A majority of lawmakers on June 17 also passed a resolution condemning the Srebrenica genocide in Bosnia and banning public denial of the atrocity, with the pro-Serb Democratic Front (DF) that dominates Prime Minister Zdravko Krivokapic’s government voting against both measures.
Krivokapic had called on Justice Minister Vladimir Leposavic to step down in April after he questioned the Srebrenica genocide and denied the legitimacy of the UN war crimes tribunal.
Leposavic refused to quit and gained support from DF deputies, which were angered with Krivokapic when he asked lawmakers to dismiss the minister without consulting.
But the prime minister was then able to get support from opposition lawmakers of President Milo Djukanovic’s Democratic Party of Socialists (DPS) and other smaller parties.
“By proposing the dismissal of the minister, I took the risk of being marked once again as an enemy and a traitor only for the sake of justice and truth,” Krivokapic told parliament.
Krivokapic stressed that Leposavic’s statements were “in complete contradiction with government policy,” which includes the goal of EU integration.
It was not immediately clear if the political crisis will lead to the collapse of government or a cabinet reshuffle.

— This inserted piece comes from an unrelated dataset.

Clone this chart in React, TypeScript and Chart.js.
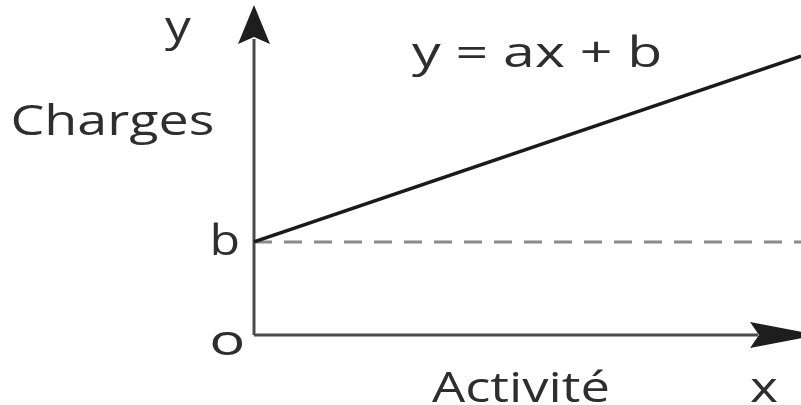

One DF leader, Slaven Radunovic, told parliament that Krivokapic could no longer be prime minister.
“Now we are resetting the situation to zero and we are looking for a new agreement,” Radunovic said, slamming the prime minister for cooperating with the opposition.
Krivokapic became prime minister in December at the head of a unruly alliance of pro-Serb and liberal pro-Western forces following an election last August that removed from power Djukanovic’s DPS party after three decades.
Djukanovic led Montenegro to independence from Serbia in 2006 and defied pro-Russian voices to guide the country into NATO in 2017.
Montenegro was part of the same country as Serbia throughout the Bosnia war, toward the end of which Serbian paramilitary forces killed some 8,000 Bosnian Muslims in the vicinity of Srebrenica in July 1995.
The UN war crimes tribunal and the International Criminal Court (ICC) in The Hague have classified the Srebrenica massacre as genocide.